I suspect that the answer to this question depends on where you think morality comes from.  That is a VERY long discussion.  In the short run, though, I do believe that the community has the right to set up standards of behavior/morality despite the difficulty of doing so.  It is fairly simple to legislate that pornography should not be made available in stores to children under a certain age.  Although it is more difficult to "legislate," I believe it is within the power of the state to define marriage and to define when a life begins (the gay issue and the abortion issue).  Someone, I suspect, should define when life begins.  If we could decide whether/when/if a fetus is/becomes a human life, then killing it for any purpose would be murder.  I think that part of the problem we have with this issue is society's inability to make that decision.

Because we live together, we have to have some standards that protect us against each other and provide some level of civility.  I think this should be kept to a minimum, but I can't see how it can be avoided in a less than perfect world.

dalepowell1962's profile pic

dalepowell1962 | College Teacher | (Level 2) Assistant Educator

Posted on

In The Scarlet Letter, as is often seen today, it was not the out of wedlock sex; it was the production of a baby.  Ironically (but maybe not so much as we think) the issues of abortion and gay marriage deal with the failure to produce a baby.

Is it really possible to legislate morality?  By its very nature, the answer is "no"--we cannot legislate what people do- we may attempt to punish what they do or not do, but legislating morality has failed in EVERY instance thoughout history...American history and beyond.

To what extent should morality be legislated?

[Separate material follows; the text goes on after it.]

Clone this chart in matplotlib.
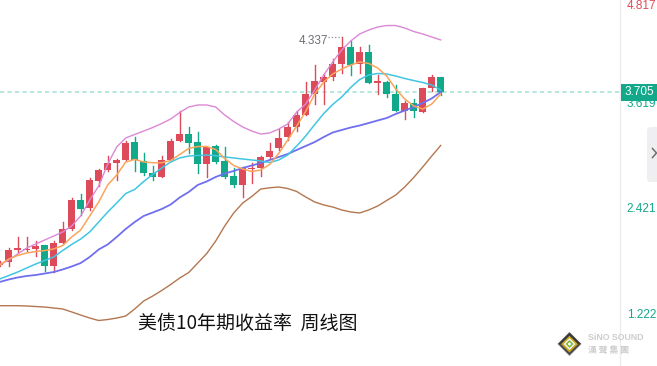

It really cannot be.  There are and will always be attempts to do this, but the wise man has to know human nature,  Humans, like dogs, cats, rats, and goldfish, will do what they do---always- somethings do not change.

epollock's profile pic

epollock | (Level 3) Valedictorian

Posted on

It is a very complicated issue. When people legislate morality it is usually from the perspective that they legislate their values upon others thinking that their values are in the country's best interests.

When one looks at the issue of gay marriage, it generally stems from the fact that people in power have the value that the Bible says it should be between a man and a woman, and that is their interpretave value. Then, they try to legislate that value upon society thinking that a ban on gay marriage is in society's best interest.